A fluorescent micrograph of cancer cells. A new image-processing algorithm helps to unmix spatially overlapping proteins in such images.Credit: Nicola Ferrari/Getty Images
A novel technique for unmixing the signals from as many as 15 spatially overlapping fluorophores is allowing the identification and separation of spatially overlapping proteins in heterogenous biological samples using just one imaging round (J. Seo et al. Nature Commun. 13, 2475; 2022). This approach promises to accelerate biological research and help with the early detection and diagnosis of cancer.
Fluorescence microscopy is one of the main workhorses of research in the life sciences and medicine. It allows researchers to stain and visualize specific molecules in a sample and to discover the locations and movements of different components in cells.
In general multicolour-experiments, only four or five different fluorophores with distinct excitation and emission spectra can be used simultaneously in a sample. However, the increasing complexity of biological and medical research questions demands the utilization of more dyes per sample.
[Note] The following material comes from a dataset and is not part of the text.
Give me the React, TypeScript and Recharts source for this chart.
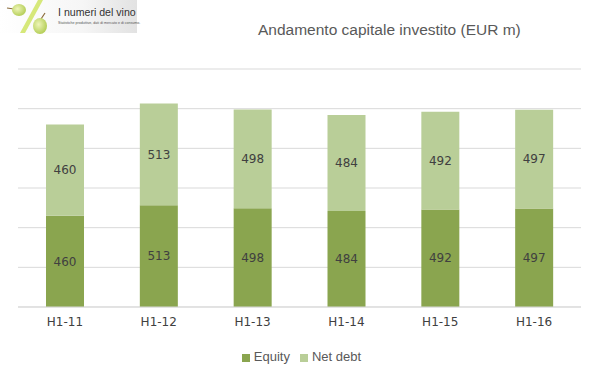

Addressing this gap, eight researchers in South Korea have developed a sophisticated technique that makes it possible to ‘unmix’ multiple dyes coupled to spatially overlapping proteins in a biological sample without using reference spectra for each fluorophore.
The team demonstrated their technique, which they named PICASSO, by imaging samples from the mouse brain. They stained tissue samples with multiple antibodies that target proteins that are strongly expressed and have well-known expression patterns. The images obtained from various brain regions were clearly unmixed using PICASSO.
“Under a wide range of experimental conditions, PICASSO was able to accurately separate the mixed images into individual images, each containing the signal of just one protein,” says Jae-Byum Chang of the Korea Advanced Institute of Science and Technology in Daejeon, South Korea. “PICASSO is especially advantageous in cases where it is difficult to measure the exact emission spectra of fluorophores, or when these spectra vary over space.”
“PICASSO operates on the assumption that the amount of shared information between two images increases as the images become more mixed,” explains Chang. “Based on this assumption, PICASSO gradually reduces the amount of mutual information shared by images acquired in different spectral ranges.”
Importantly, PICASSO is a ‘blind’ unmixing technique, meaning that it doesn’t require reference spectra — that is, those taken from a region of an image containing just one dye. This simplifies the multiplexed imaging process. “Measuring precise emission spectra can sometimes be challenging and time consuming for complex specimens,” says Chang. “For such cases, a blind unmixing approach such as PICASSO can be a powerful alternative.”
The researchers are delighted by the significant surge in interest in multiplexed imaging today. In the past five years, numerous multiplexed imaging techniques, including their own, have emerged. “Some of these innovative techniques have already been commercialized and are actively being used in laboratories,” says Chang. “We’re excited to be contributing to this rapidly expanding field.”
The team intends to take their research further. “PICASSO represents our first step towards developing more-robust blind unmixing algorithms that can effectively handle images with high levels of noise or low signal intensities,” says Chang.